Lore has it that those viewing naughty books in the British Museum could once do so only with the Archbishop of Canterbury in attendance. Such pastoral care may be advisable for any institution ending up with the private archive of letters, diaries and artwork from which Joscelyn Godwin compiles this eccentric and nicely produced account of his parents’ lives from 1940 to 1948.
Edward Fell Scott-Snell and Stephani Mary Allfree met in 1935 and set about cultivating Thessyros, a fantasy land Edward had already sown with overripe imagery and peopled with priapic cupids, ageing debauchees and, Godwin explains, ‘assorted gardeners, priests, and organists who gleefully seduce their willing, under-aged charges’. The world unfurls collaboratively in diaries, letters and paintings, which rather weakly evoke Cicely M. Barker’s Flower Fairies, Blake and Whistler. The icky enterprise drinks deep of the fin de siècle. As Stephani recalled:
De Sade, Beardsley, Wilde, Max Ernst, Montague Summers, Corvo, Dali, the Pre-Raphaelites, as well as the obscurer classics — I absorbed them all as if I were working for a degree in decadence.
Things slipped easily from page to bed. ‘Tonight,’ her diary confides, ‘we loved exquisitely without the aid of sadism, and naked except for blindfolding.’

The archive records life beyond the fanciful borders of Thessyros.
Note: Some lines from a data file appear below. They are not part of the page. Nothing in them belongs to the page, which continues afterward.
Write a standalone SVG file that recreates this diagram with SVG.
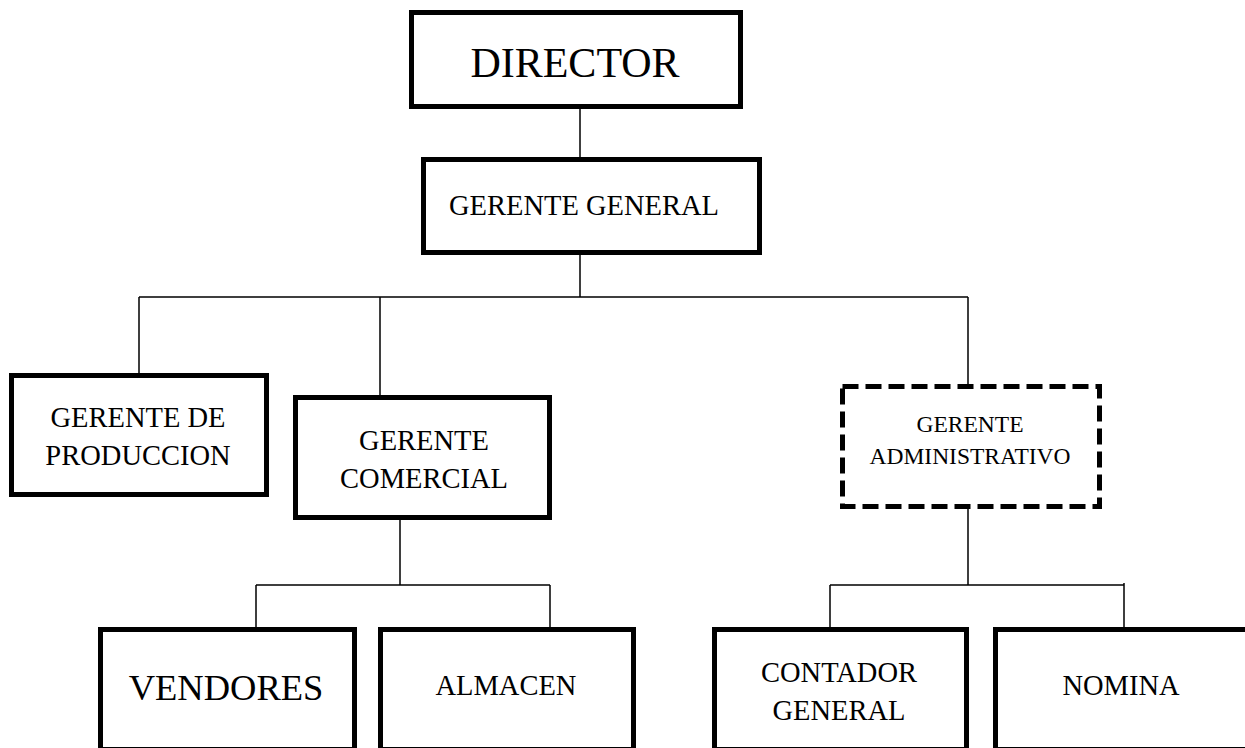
<svg xmlns="http://www.w3.org/2000/svg" width="1245" height="748" viewBox="0 0 1245 748">
<style>
.box{fill:#fff;stroke:#000;stroke-width:5}
.dash{fill:#fff;stroke:#000;stroke-width:5;stroke-dasharray:16 7}
.conn{fill:none;stroke:#000;stroke-width:1.5}
text{font-family:"Liberation Serif","Times New Roman",serif;fill:#000;text-anchor:middle}
.t{font-size:28.5px}
.s{font-size:23.5px}
</style>
<rect width="1245" height="748" fill="#fff"/>
<g id="connectors">
<path class="conn" d="M580 109V157"/>
<path class="conn" d="M580 255V297M139 297H968M139 297V373M380 297V395M968 297V384"/>
<path class="conn" d="M400 520V585M256 585H550M256 585V627M550 585V627"/>
<path class="conn" d="M968 509V585M830 585H1124M830 585V627M1124 583V627"/>
</g>
<g id="director">
<rect class="box" x="411.5" y="12.5" width="329" height="94"/>
<text x="575" y="77" font-size="42">DIRECTOR</text>
</g>
<g id="gerente-general">
<rect class="box" x="423.5" y="159.5" width="336" height="93"/>
<text class="t" x="584" y="215">GERENTE GENERAL</text>
</g>
<g id="gerente-produccion">
<rect class="box" x="11.5" y="375.5" width="255" height="119"/>
<text class="t" x="138" y="427">GERENTE DE</text>
<text class="t" x="138" y="465">PRODUCCION</text>
</g>
<g id="gerente-comercial">
<rect class="box" x="295.5" y="397.5" width="254" height="120"/>
<text class="t" x="424" y="450">GERENTE</text>
<text class="t" x="424" y="488">COMERCIAL</text>
</g>
<g id="gerente-administrativo">
<rect class="dash" x="842.5" y="386.5" width="257" height="120"/>
<text class="s" x="970" y="432">GERENTE</text>
<text class="s" x="970" y="464">ADMINISTRATIVO</text>
</g>
<g id="vendores">
<rect class="box" x="100.5" y="629.5" width="254" height="120"/>
<text x="226" y="700" font-size="36.5">VENDORES</text>
</g>
<g id="almacen">
<rect class="box" x="380.5" y="629.5" width="253" height="120"/>
<text class="t" x="506" y="695">ALMACEN</text>
</g>
<g id="contador-general">
<rect class="box" x="714.5" y="629.5" width="252" height="120"/>
<text class="t" x="839" y="682">CONTADOR</text>
<text class="t" x="839" y="720">GENERAL</text>
</g>
<g id="nomina">
<rect class="box" x="995.5" y="629.5" width="254" height="120"/>
<text class="t" x="1121" y="695">NOMINA</text>
</g>
</svg>
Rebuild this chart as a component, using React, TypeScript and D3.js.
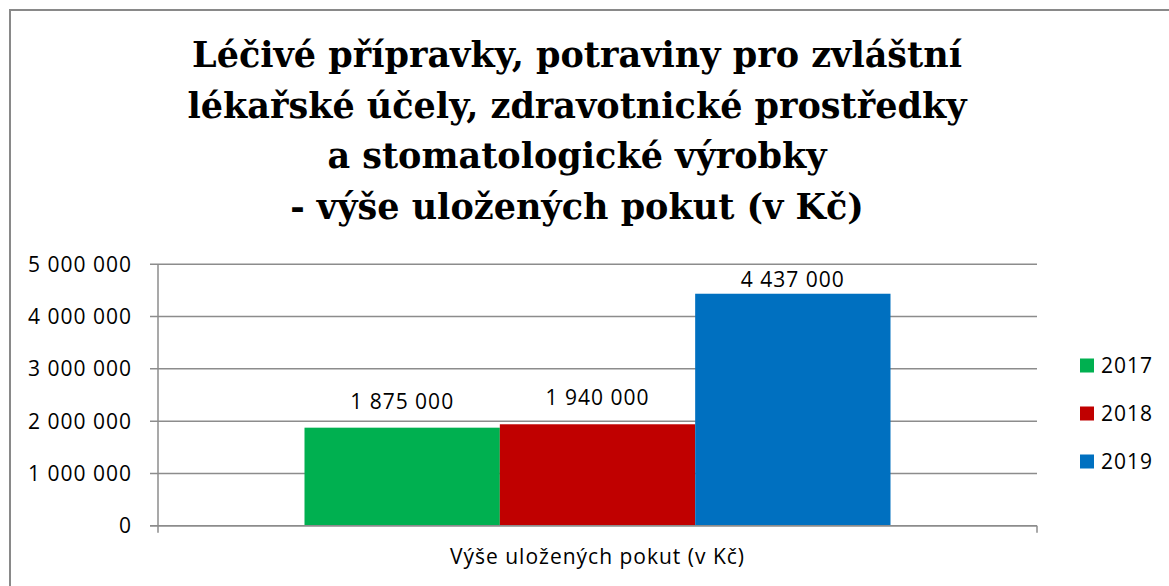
import * as d3 from "d3"

const titleLines = [
  "Léčivé přípravky, potraviny pro zvláštní",
  "lékařské účely, zdravotnické prostředky",
  "a stomatologické výrobky",
  "- výše uložených pokut  (v Kč)",
]
const category = "Výše uložených pokut (v Kč)"
const years = ["2017", "2018", "2019"]
const fines = [1875000, 1940000, 4437000]
const colors = ["#00B050", "#C00000", "#0070C0"]
const yTicks = [0, 1000000, 2000000, 3000000, 4000000, 5000000]

const fmt = (v: number) => d3.format(",")(v).replace(/,/g, " ")

export default function App() {
  const width = 1169
  const height = 586
  const plot = { left: 158, right: 1037, top: 264.3, bottom: 525.7 }
  const font = "'Open Sans', 'Noto Sans', sans-serif"
  const grid = "#8c8c8c"

  const y = d3.scaleLinear().domain([0, 5000000]).range([plot.bottom, plot.top])
  const x0 = d3.scaleBand().domain([category]).range([plot.left, plot.right]).paddingInner(0).paddingOuter(0.25)
  const x1 = d3.scaleBand().domain(years).range([x0(category)!, x0(category)! + x0.bandwidth()])

  const textProps = { fontFamily: font, fontSize: 21, letterSpacing: 1, fill: "#000" }

  return (
    <svg
      width={width}
      height={height}
      style={{ position: "absolute", left: 0, top: 0, display: "block", background: "#fff" }}
    >
      <rect x={10} y={10} width={1300} height={700} fill="#fff" stroke="#898989" strokeWidth={2} />

      {titleLines.map((t, i) => (
        <text
          key={i}
          x={577}
          y={67 + i * 50.5}
          textAnchor="middle"
          fontFamily="'DejaVu Serif', 'Liberation Serif', serif"
          fontWeight="bold"
          fontSize={35}
          fill="#000"
        >
          {t}
        </text>
      ))}

      {yTicks.map((t) => (
        <g key={t}>
          <line x1={plot.left - 8} x2={plot.right} y1={y(t)} y2={y(t)} stroke={grid} strokeWidth={1.5} />
          <text x={132} y={y(t)} dy="0.36em" textAnchor="end" {...textProps}>
            {fmt(t)}
          </text>
        </g>
      ))}
      <line x1={plot.left} x2={plot.left} y1={plot.top} y2={plot.bottom + 7} stroke={grid} strokeWidth={1.5} />
      <line x1={plot.right} x2={plot.right} y1={plot.bottom} y2={plot.bottom + 7} stroke={grid} strokeWidth={1.5} />

      {years.map((yr, i) => {
        const bx = x1(yr)!
        const top = y(fines[i])
        const labelY = Math.max(top - 19, plot.top + 23)
        return (
          <g key={yr}>
            <rect x={bx} y={top} width={x1.bandwidth()} height={plot.bottom - top} fill={colors[i]} />
            <text x={bx + x1.bandwidth() / 2} y={labelY} textAnchor="middle" {...textProps}>
              {fmt(fines[i])}
            </text>
          </g>
        )
      })}
      <line x1={plot.left - 8} x2={plot.right} y1={plot.bottom} y2={plot.bottom} stroke={grid} strokeWidth={1.5} />

      <text x={x0(category)! + x0.bandwidth() / 2} y={564} textAnchor="middle" {...textProps}>
        {category}
      </text>

      {years.map((yr, i) => (
        <g key={yr} transform={`translate(1080, ${365.5 + i * 48})`}>
          <rect x={0} y={-7} width={14} height={14} fill={colors[i]} />
          <text x={21} y={0} dy="0.36em" {...textProps}>
            {yr}
          </text>
        </g>
      ))}
    </svg>
  )
}
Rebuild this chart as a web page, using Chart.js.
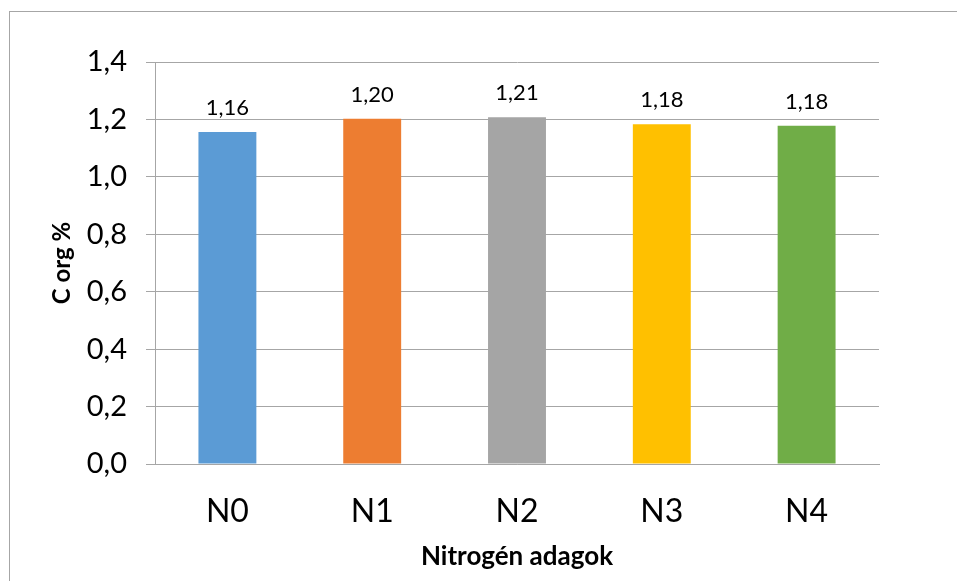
<!DOCTYPE html>
<html>
<head>
<meta charset="utf-8">
<script src="https://cdn.jsdelivr.net/npm/chart.js@4"></script>
<style>
    html, body { margin: 0; padding: 0; background: #ffffff; overflow: hidden; }
    #wrap { position: relative; width: 957px; height: 581px; }
    #frame { position: absolute; left: 9px; top: 11px; width: 1000px; height: 700px; border: 1px solid #a6a6a6; }
    #chart { position: absolute; left: 0; top: 0; }
</style>
</head>
<body>
<div id="wrap">
    <div id="frame"></div>
    <canvas id="chart" width="957" height="581"></canvas>
</div>
<script>
const categories = ['N0', 'N1', 'N2', 'N3', 'N4'];
const cOrgValues = [1.156, 1.202, 1.208, 1.183, 1.178];
const barColors = ['#5b9bd5', '#ed7d31', '#a5a5a5', '#ffc000', '#70ad47'];
const yTickLabels = ['0,0', '0,2', '0,4', '0,6', '0,8', '1,0', '1,2', '1,4'];

const GRID = '#a6a6a6';
const FONT = "Lato, 'Liberation Sans', sans-serif";

// value labels above each bar, placed from the bar elements
const barLabels = {
    id: 'barLabels',
    afterDatasetsDraw(chart) {
        const ctx = chart.ctx;
        const meta = chart.getDatasetMeta(0);
        ctx.save();
        ctx.font = '22px ' + FONT;
        ctx.fillStyle = '#000000';
        ctx.textAlign = 'center';
        ctx.textBaseline = 'alphabetic';
        meta.data.forEach((bar, i) => {
            const txt = cOrgValues[i].toFixed(2).replace('.', ',');
            ctx.fillText(txt, bar.x, bar.y - 17);
        });
        ctx.restore();
    }
};

new Chart(document.getElementById('chart'), {
    type: 'bar',
    data: {
        labels: categories,
        datasets: [{
            data: cOrgValues,
            backgroundColor: barColors,
            borderWidth: 0,
            barPercentage: 0.4,
            categoryPercentage: 1
        }]
    },
    options: {
        responsive: false,
        animation: false,
        layout: { padding: { left: 20, right: 78, top: 62, bottom: 0 } },
        plugins: {
            legend: { display: false },
            tooltip: { enabled: false }
        },
        scales: {
            x: {
                grid: { display: false, drawTicks: false },
                border: { display: true, color: GRID, width: 1 },
                ticks: {
                    color: '#000000',
                    font: { family: FONT, size: 32 },
                    padding: 28
                },
                title: {
                    display: true,
                    text: 'Nitrogén adagok',
                    color: '#000000',
                    font: { family: FONT, size: 26, weight: 'bold' },
                    padding: { top: 0, bottom: 9 }
                },
                afterFit(scale) { scale.height = 117; }
            },
            y: {
                min: 0,
                max: 1.4,
                ticks: {
                    stepSize: 0.2,
                    color: '#000000',
                    font: { family: FONT, size: 29 },
                    padding: 19,
                    callback: (v, i) => yTickLabels[i]
                },
                grid: { color: GRID, lineWidth: 1, tickLength: 9 },
                border: { display: true, color: GRID, width: 1 },
                title: {
                    display: true,
                    text: 'C org %',
                    color: '#000000',
                    font: { family: FONT, size: 24, weight: 'bold' },
                    padding: { top: 28, bottom: 0 }
                },
                afterFit(scale) { scale.width = 135; }
            }
        }
    },
    plugins: [barLabels]
});
</script>
</body>
</html>
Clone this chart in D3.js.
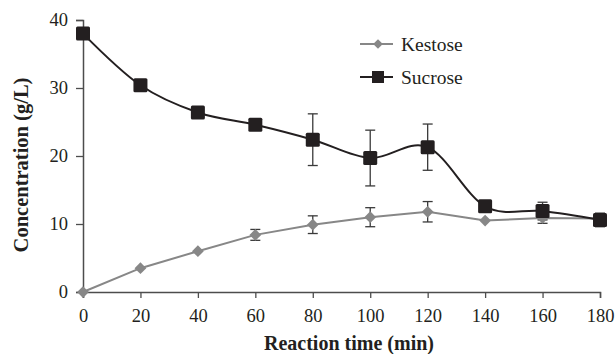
<!DOCTYPE html>
<html>
<head>
<meta charset="utf-8">
<script src="https://cdn.jsdelivr.net/npm/d3@7"></script>
<style>
body { margin: 0; background: #fff; }
</style>
</head>
<body>
<script>
const w = 615;
const h = 354;
const margin = {top: 20, right: 15, bottom: 62, left: 83};

// data
const times = [0, 20, 40, 60, 80, 100, 120, 140, 160, 180];
const sucrose = [38, 30.4, 26.4, 24.6, 22.4, 19.7, 21.3, 12.6, 11.9, 10.6];
const sucroseErr = [0, 0, 0, 0, 3.8, 4.1, 3.4, 0, 1.3, 1.0];
const kestose = [0, 3.5, 6.0, 8.4, 9.9, 11.0, 11.8, 10.5, 10.9, 10.8];
const kestoseErr = [0, 0, 0, 0.8, 1.3, 1.4, 1.5, 0, 0.8, 0.6];
const xTicks = [0, 20, 40, 60, 80, 100, 120, 140, 160, 180];
const yTicks = [0, 10, 20, 30, 40];

const serif = "Liberation Serif";
const ink = "#231f20";

const svg = d3.select("body")
	.append("svg")
	.attr("width", w)
	.attr("height", h);

const xScale = d3.scaleLinear().domain([0, 180]).range([margin.left, w - margin.right]);
const yScale = d3.scaleLinear().domain([0, 40]).range([h - margin.bottom, margin.top]);

const axisColor = "#4d4d4d";

const xAxis = d3.axisBottom(xScale).tickValues(xTicks).tickSize(6).tickPadding(11);
const gx = svg.append("g").attr("transform", "translate(0," + (h - margin.bottom) + ")").call(xAxis);
const yAxis = d3.axisLeft(yScale).tickValues(yTicks).tickSize(7).tickPadding(8);
const gy = svg.append("g").attr("transform", "translate(" + margin.left + ",0)").call(yAxis);

[gx, gy].forEach(g => {
	g.attr("font-family", null).attr("font-size", null);
	g.select(".domain").attr("stroke", axisColor).attr("stroke-width", 1.5);
	g.selectAll(".tick line").attr("stroke", axisColor).attr("stroke-width", 1.3);
	g.selectAll(".tick text")
		.attr("fill", ink)
		.attr("font-family", serif)
		.attr("font-size", 18.5);
});

svg.append("text")
	.attr("x", 349)
	.attr("y", 350)
	.attr("text-anchor", "middle")
	.attr("font-family", serif)
	.attr("font-weight", "bold")
	.attr("font-size", 20)
	.attr("fill", ink)
	.text("Reaction time (min)");

svg.append("text")
	.attr("transform", "translate(28,165) rotate(-90)")
	.attr("text-anchor", "middle")
	.attr("font-family", serif)
	.attr("font-weight", "bold")
	.attr("font-size", 20.5)
	.attr("fill", ink)
	.text("Concentration (g/L)");

const kColor = "#878787";
const sColor = "#231f20";

// lines
const sLine = d3.line()
	.x((d, i) => xScale(times[i]))
	.y(d => yScale(d))
	.curve(d3.curveCardinal.tension(0));
const kLine = d3.line()
	.x((d, i) => xScale(times[i]))
	.y(d => yScale(d));

svg.append("path").datum(kestose)
	.attr("d", kLine)
	.attr("fill", "none")
	.attr("stroke", kColor)
	.attr("stroke-width", 2);

svg.append("path").datum(sucrose)
	.attr("d", sLine)
	.attr("fill", "none")
	.attr("stroke", sColor)
	.attr("stroke-width", 2);

// error bars
function errBars(vals, errs, cls) {
	const data = vals.map((v, i) => ({t: times[i], v: v, e: errs[i]})).filter(d => d.e > 0);
	const g = svg.append("g").attr("class", cls);
	g.selectAll("line.v").data(data).enter().append("line")
		.attr("x1", d => xScale(d.t)).attr("x2", d => xScale(d.t))
		.attr("y1", d => yScale(d.v - d.e)).attr("y2", d => yScale(d.v + d.e))
		.attr("stroke", "#3a3a3a").attr("stroke-width", 1.3);
	[-1, 1].forEach(s => {
		g.selectAll("line.c" + (s > 0 ? "t" : "b")).data(data).enter().append("line")
			.attr("x1", d => xScale(d.t) - 5).attr("x2", d => xScale(d.t) + 5)
			.attr("y1", d => yScale(d.v + s * d.e)).attr("y2", d => yScale(d.v + s * d.e))
			.attr("stroke", "#3a3a3a").attr("stroke-width", 1.3);
	});
}
errBars(kestose, kestoseErr, "kerr");
errBars(sucrose, sucroseErr, "serr");

// markers
const diamond = d3.symbol().type(d3.symbolDiamond2).size(88);
svg.selectAll("path.k").data(kestose).enter().append("path")
	.attr("class", "k")
	.attr("d", diamond)
	.attr("transform", (d, i) => "translate(" + xScale(times[i]) + "," + yScale(d) + ")")
	.attr("fill", kColor);

svg.selectAll("rect.s").data(sucrose).enter().append("rect")
	.attr("class", "s")
	.attr("x", (d, i) => xScale(times[i]) - 7)
	.attr("y", d => yScale(d) - 7)
	.attr("width", 14)
	.attr("height", 14)
	.attr("rx", 1.5)
	.attr("fill", sColor);

// legend
const legend = svg.append("g").attr("transform", "translate(360,44)");
legend.append("line").attr("x1", 0).attr("x2", 33).attr("y1", 0).attr("y2", 0)
	.attr("stroke", kColor).attr("stroke-width", 2);
legend.append("path").attr("d", d3.symbol().type(d3.symbolDiamond2).size(60))
	.attr("transform", "translate(18,0)").attr("fill", kColor);
legend.append("text").attr("x", 41).attr("y", 6.5).attr("font-family", serif).attr("font-size", 19.5).attr("fill", ink).text("Kestose");

legend.append("line").attr("x1", 0).attr("x2", 33).attr("y1", 33).attr("y2", 33)
	.attr("stroke", sColor).attr("stroke-width", 2);
legend.append("rect").attr("x", 12).attr("y", 27).attr("width", 12).attr("height", 12).attr("fill", sColor);
legend.append("text").attr("x", 41).attr("y", 40).attr("font-family", serif).attr("font-size", 19.5).attr("fill", ink).text("Sucrose");
</script>
</body>
</html>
Two babies and marriage come along, each resented by the increasingly neurotic and cruel Edward. Bobbing west from Oxford and London on a river of booze (‘We gave Felix some gin; he behaved very well, lying in his Moses basket’), they end up at William Morris’s Kelmscott Manor where, unbothered by bombs falling elsewhere, they get blitzed on Benzedrine, or as they prettily name it, starlight. That does little to sober up the prose or mute the paintings but much to stimulate an obsession with Morris and the Pre-Raphaelites to the exclusion of everything since. In truth, it’s a painful folie-à-deux, with Edward (schoolmaster, no less) either seducing Stephani with his grotesquely sumptuous prose —
So my dear Stephani, comes Cupid on the day of his wedding: and we leave him today kneeling among his bridesmaids, his eyes downcast, his penis coloured strangely in the stained glass shadows
— or slapping her awake with spite: ‘Do you mind, or not, my sleeping with someone else?’
An epilogue tells us that Edward and Stephani kept heading west, working as authors and illustrators in America until divorce in 1954. Felix became a rocket scientist. Joscelyn, born in Morris’s famous bed, is now a professor of music, with expertise in the occult. Goodness knows what lies in the bulk of the archive he has not used, but the rummage cannot have been easy. All the more reason to admire the cheerfully honest gloss he uses throughout to piece together his parents’ directly quoted words. ‘Edward took it for granted that the newborn child would be put up for adoption, and tried to advertise him in the newspapers,’ he observes of his tiny self. Adopted he was, and in the end we realise the unsettling story is as much his as theirs.